**Set task:** Exactly and only the lines from the first entry through the line with "0.00054, 0.00054, 0.00041];" should be copied, both ends included, with no pictures.
***** Data shown *****
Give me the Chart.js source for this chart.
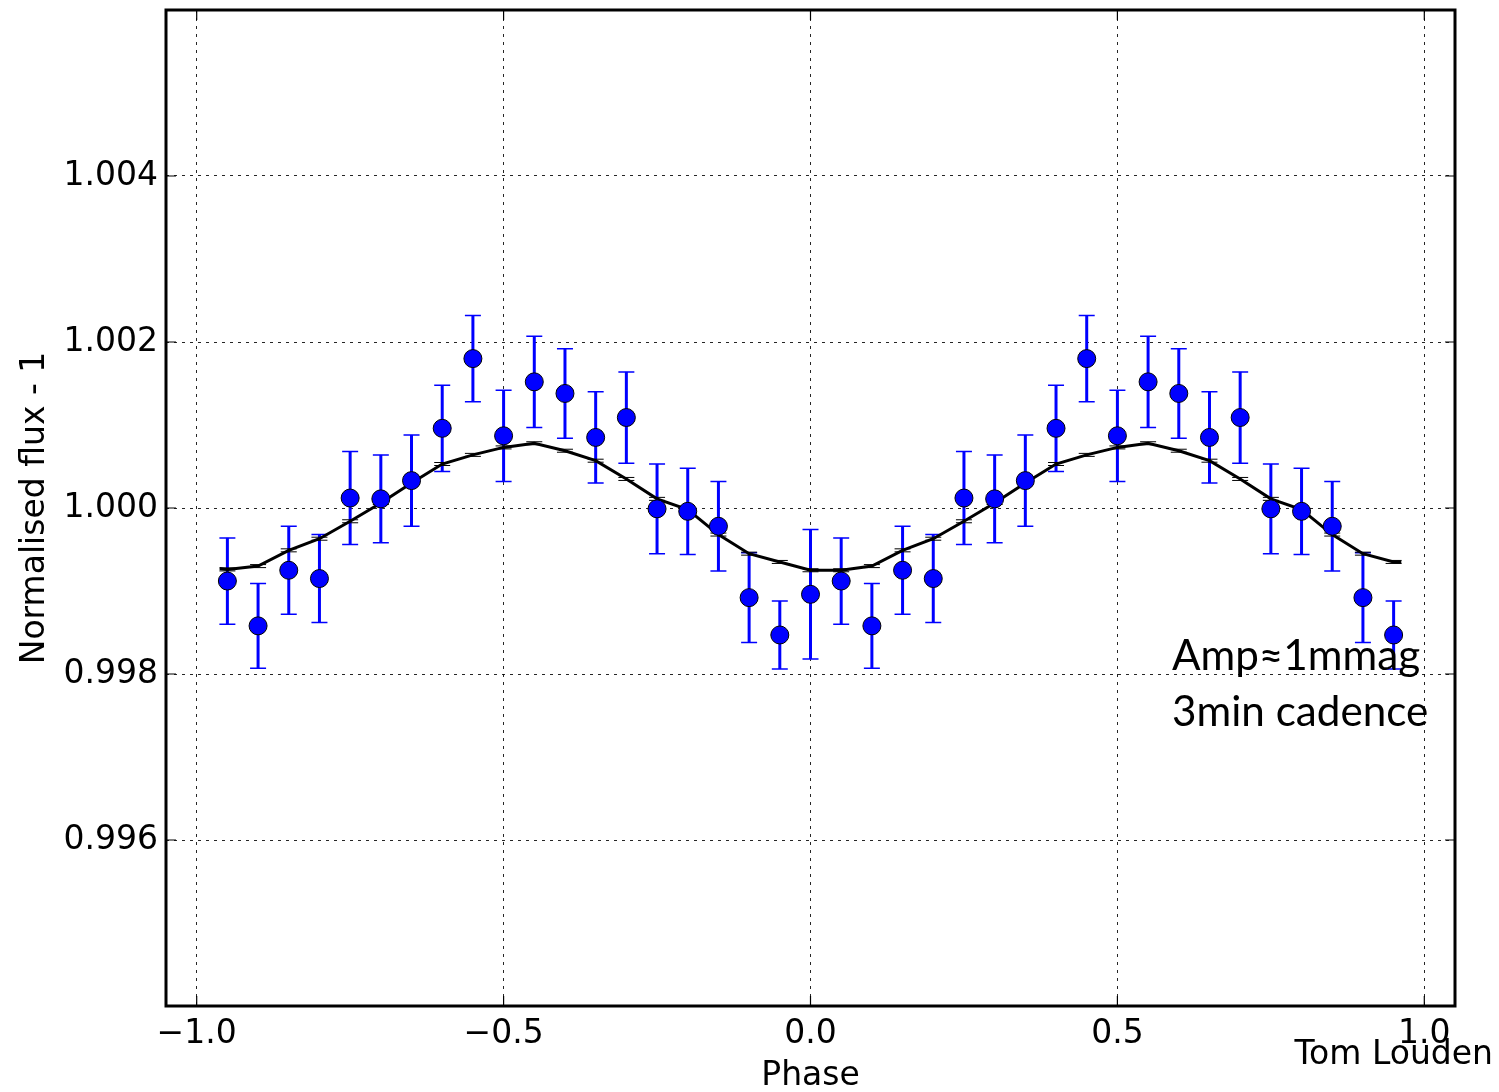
<!DOCTYPE html>
<html>
<head>
  <title>Phase-folded light curve</title>
  <style>
    body {
      margin: 0;
      background: #fff;
    }
    canvas {
      display: block;
    }
  </style>
</head>
<body>
  <canvas id="lcChart" width="1499" height="1092"></canvas>

  <script src="https://cdn.jsdelivr.net/npm/chart.js"></script>

  <script>
    // binned points (blue)
    const binPhase = [-0.95, -0.90, -0.85, -0.80, -0.75, -0.70, -0.65, -0.60, -0.55, -0.50,
                      -0.45, -0.40, -0.35, -0.30, -0.25, -0.20, -0.15, -0.10, -0.05, 0.00,
                       0.05,  0.10,  0.15,  0.20,  0.25,  0.30,  0.35,  0.40,  0.45,  0.50,
                       0.55,  0.60,  0.65,  0.70,  0.75,  0.80,  0.85,  0.90,  0.95];
    const binFlux = [0.99912, 0.99858, 0.99925, 0.99915, 1.00012, 1.00011, 1.00033, 1.00096, 1.00180, 1.00087,
                     1.00152, 1.00138, 1.00085, 1.00109, 0.99999, 0.99996, 0.99978, 0.99892, 0.99847, 0.99896,
                     0.99912, 0.99858, 0.99925, 0.99915, 1.00012, 1.00011, 1.00033, 1.00096, 1.00180, 1.00087,
                     1.00152, 1.00138, 1.00085, 1.00109, 0.99999, 0.99996, 0.99978, 0.99892, 0.99847];
    const binErr = [0.00052, 0.00051, 0.00053, 0.00053, 0.00056, 0.00053, 0.00055, 0.00052, 0.00052, 0.00055,
                    0.00055, 0.00054, 0.00055, 0.00055, 0.00054, 0.00052, 0.00054, 0.00054, 0.00041, 0.00078,
                    0.00052, 0.00051, 0.00053, 0.00053, 0.00056, 0.00053, 0.00055, 0.00052, 0.00052, 0.00055,
                    0.00055, 0.00054, 0.00055, 0.00055, 0.00054, 0.00052, 0.00054, 0.00054, 0.00041];

    // model curve (black)
    const modelPhase = [-0.9625, -0.95, -0.90, -0.85, -0.80, -0.75, -0.70, -0.65, -0.60, -0.55, -0.50,
                        -0.45, -0.40, -0.35, -0.30, -0.25, -0.20, -0.15, -0.10, -0.05, 0.00,
                         0.05,  0.10,  0.15,  0.20,  0.25,  0.30,  0.35,  0.40,  0.45,  0.50,
                         0.55,  0.60,  0.65,  0.70,  0.75,  0.80,  0.85,  0.90,  0.95, 0.9625];
    const modelFlux = [0.99927, 0.99926, 0.99930, 0.99949, 0.99963, 0.99984, 1.00006, 1.00030, 1.00053, 1.00064, 1.00073,
                       1.00078, 1.00069, 1.00057, 1.00035, 1.00011, 0.99998, 0.99968, 0.99945, 0.99935, 0.99925,
                       0.99925, 0.99930, 0.99949, 0.99963, 0.99984, 1.00006, 1.00030, 1.00053, 1.00064, 1.00073,
                       1.00078, 1.00069, 1.00057, 1.00035, 1.00011, 0.99998, 0.99968, 0.99945, 0.99935, 0.99935];

    const xTicks = [-1.0, -0.5, 0.0, 0.5, 1.0];
    const yTicks = [0.996, 0.998, 1.000, 1.002, 1.004];
    const notes = ['Amp\u22481mmag', '3min cadence'];
    const credit = 'Tom Louden';

    Chart.defaults.font.family = "'DejaVu Sans', sans-serif";
    Chart.defaults.color = '#000';

    // error bars, frame, inside ticks and the text notes
    const extras = {
      id: 'extras',
      beforeDatasetsDraw(chart) {
        const { ctx, scales: { x, y } } = chart;
        ctx.save();
        ctx.strokeStyle = '#0000ff';
        binPhase.forEach((p, i) => {
          const px = x.getPixelForValue(p);
          const top = y.getPixelForValue(binFlux[i] + binErr[i]);
          const bot = y.getPixelForValue(binFlux[i] - binErr[i]);
          ctx.lineWidth = 3;
          ctx.beginPath();
          ctx.moveTo(px, top);
          ctx.lineTo(px, bot);
          ctx.stroke();
          ctx.lineWidth = 1.5;
          ctx.beginPath();
          ctx.moveTo(px - 8, top); ctx.lineTo(px + 8, top);
          ctx.moveTo(px - 8, bot); ctx.lineTo(px + 8, bot);
          ctx.stroke();
        });
        // tiny caps sitting on the model curve
        ctx.strokeStyle = '#000';
        ctx.lineWidth = 1;
        modelPhase.forEach((p, i) => {
          if (i === 0 || i === modelPhase.length - 1) return;
          const px = x.getPixelForValue(p);
          const py = y.getPixelForValue(modelFlux[i]);
          ctx.beginPath();
          ctx.moveTo(px - 8, py - 1.5); ctx.lineTo(px + 8, py - 1.5);
          ctx.moveTo(px - 8, py + 1.5); ctx.lineTo(px + 8, py + 1.5);
          ctx.stroke();
        });
        ctx.restore();
      },
      afterDraw(chart) {
        const { ctx, chartArea: a, scales: { x, y } } = chart;
        ctx.save();
        ctx.strokeStyle = '#000';
        ctx.lineWidth = 1.2;
        ctx.beginPath();
        yTicks.forEach(v => {
          const py = y.getPixelForValue(v);
          ctx.moveTo(a.left, py); ctx.lineTo(a.left + 10, py);
          ctx.moveTo(a.right, py); ctx.lineTo(a.right - 10, py);
        });
        xTicks.forEach(v => {
          const px = x.getPixelForValue(v);
          ctx.moveTo(px, a.bottom); ctx.lineTo(px, a.bottom - 10);
          ctx.moveTo(px, a.top); ctx.lineTo(px, a.top + 10);
        });
        ctx.stroke();

        ctx.lineWidth = 3;
        ctx.strokeRect(a.left, a.top, a.right - a.left, a.bottom - a.top);

        // notes, fitted to the width they have in the picture
        ctx.fillStyle = '#000';
        ctx.textAlign = 'left';
        ctx.textBaseline = 'alphabetic';
        ctx.font = "38px Lato, 'Open Sans', sans-serif";
        const size = 38 * 248 / ctx.measureText(notes[0]).width;
        ctx.font = size.toFixed(1) + "px Lato, 'Open Sans', sans-serif";
        ctx.fillText(notes[0], x.getPixelForValue(0.589), y.getPixelForValue(0.99805));
        ctx.fillText(notes[1], x.getPixelForValue(0.589), y.getPixelForValue(0.99737));

        ctx.font = "33px 'DejaVu Sans', sans-serif";
        ctx.textAlign = 'right';
        ctx.fillText(credit, 1493, 1064);
        ctx.restore();
      }
    };

    const ctx = document.getElementById('lcChart').getContext('2d');
    const chart = new Chart(ctx, {
      type: 'scatter',
      data: {
        datasets: [
          {
            label: 'binned',
            data: binPhase.map((p, i) => ({ x: p, y: binFlux[i] })),
            pointRadius: 9,
            pointBackgroundColor: '#0000ff',
            pointBorderColor: '#000',
            pointBorderWidth: 1,
            order: 0
          },
          {
            label: 'model',
            data: modelPhase.map((p, i) => ({ x: p, y: modelFlux[i] })),
            showLine: true,
            borderColor: '#000',
            borderWidth: 3,
            pointRadius: 0,
            tension: 0,
            order: 1
          }
        ]
      },
      options: {
        responsive: false,
        animation: false,
        layout: { padding: { top: 10, right: 44, left: 0, bottom: 0 } },
        plugins: {
          legend: { display: false },
          tooltip: { enabled: false }
        },
        scales: {
          x: {
            type: 'linear',
            min: -1.05,
            max: 1.05,
            afterBuildTicks: s => { s.ticks = xTicks.map(v => ({ value: v })); },
            afterFit: s => { s.height = 86; s.paddingLeft = 0; s.paddingRight = 0; },
            ticks: {
              autoSkip: false,
              padding: 9,
              maxRotation: 0,
              font: { size: 33 },
              callback: v => (v < 0 ? '\u2212' : '') + Math.abs(v).toFixed(1)
            },
            grid: { color: 'rgba(0,0,0,0.85)', lineWidth: 1, drawTicks: false },
            border: { display: false, dash: [3, 5] },
            title: {
              display: true,
              text: 'Phase',
              font: { size: 33, lineHeight: 1.05 },
              padding: { top: 0, bottom: -2 }
            }
          },
          y: {
            type: 'linear',
            min: 0.994,
            max: 1.006,
            afterBuildTicks: s => { s.ticks = yTicks.map(v => ({ value: v })); },
            afterFit: s => { s.width = 166; s.paddingTop = 0; s.paddingBottom = 0; },
            ticks: {
              autoSkip: false,
              padding: 8,
              font: { size: 33 },
              callback: v => v.toFixed(3)
            },
            grid: { color: 'rgba(0,0,0,0.85)', lineWidth: 1, drawTicks: false },
            border: { display: false, dash: [3, 5] },
            title: {
              display: true,
              text: 'Normalised flux - 1',
              font: { size: 33, lineHeight: 1.05 },
              padding: { top: 18, bottom: 0 }
            }
          }
        }
      },
      plugins: [extras]
    });
  </script>
</body>
</html>
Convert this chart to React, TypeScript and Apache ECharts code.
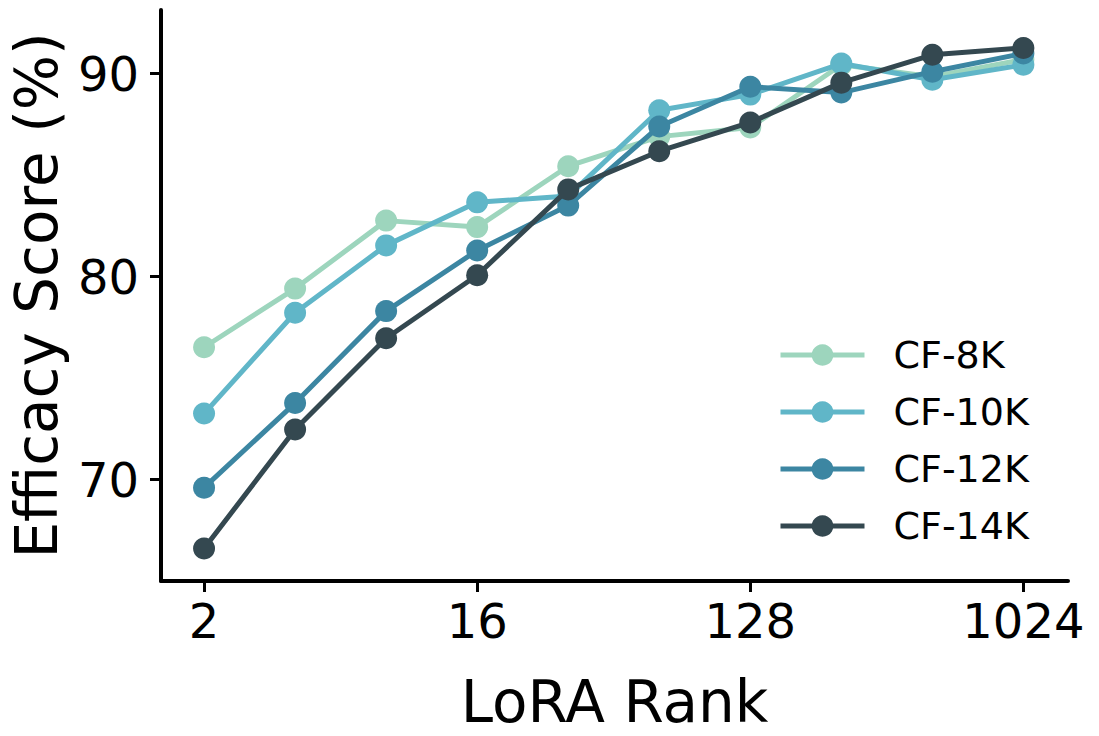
*****
**Finished answer:**
Give me the Chart.js source for this chart.
<!DOCTYPE html>
<html>
<head>
  <title>Phase-folded light curve</title>
  <style>
    body {
      margin: 0;
      background: #fff;
    }
    canvas {
      display: block;
    }
  </style>
</head>
<body>
  <canvas id="lcChart" width="1499" height="1092"></canvas>

  <script src="https://cdn.jsdelivr.net/npm/chart.js"></script>

  <script>
    // binned points (blue)
    const binPhase = [-0.95, -0.90, -0.85, -0.80, -0.75, -0.70, -0.65, -0.60, -0.55, -0.50,
                      -0.45, -0.40, -0.35, -0.30, -0.25, -0.20, -0.15, -0.10, -0.05, 0.00,
                       0.05,  0.10,  0.15,  0.20,  0.25,  0.30,  0.35,  0.40,  0.45,  0.50,
                       0.55,  0.60,  0.65,  0.70,  0.75,  0.80,  0.85,  0.90,  0.95];
    const binFlux = [0.99912, 0.99858, 0.99925, 0.99915, 1.00012, 1.00011, 1.00033, 1.00096, 1.00180, 1.00087,
                     1.00152, 1.00138, 1.00085, 1.00109, 0.99999, 0.99996, 0.99978, 0.99892, 0.99847, 0.99896,
                     0.99912, 0.99858, 0.99925, 0.99915, 1.00012, 1.00011, 1.00033, 1.00096, 1.00180, 1.00087,
                     1.00152, 1.00138, 1.00085, 1.00109, 0.99999, 0.99996, 0.99978, 0.99892, 0.99847];
    const binErr = [0.00052, 0.00051, 0.00053, 0.00053, 0.00056, 0.00053, 0.00055, 0.00052, 0.00052, 0.00055,
                    0.00055, 0.00054, 0.00055, 0.00055, 0.00054, 0.00052, 0.00054, 0.00054, 0.00041, 0.00078,
                    0.00052, 0.00051, 0.00053, 0.00053, 0.00056, 0.00053, 0.00055, 0.00052, 0.00052, 0.00055,
                    0.00055, 0.00054, 0.00055, 0.00055, 0.00054, 0.00052, 0.00054, 0.00054, 0.00041];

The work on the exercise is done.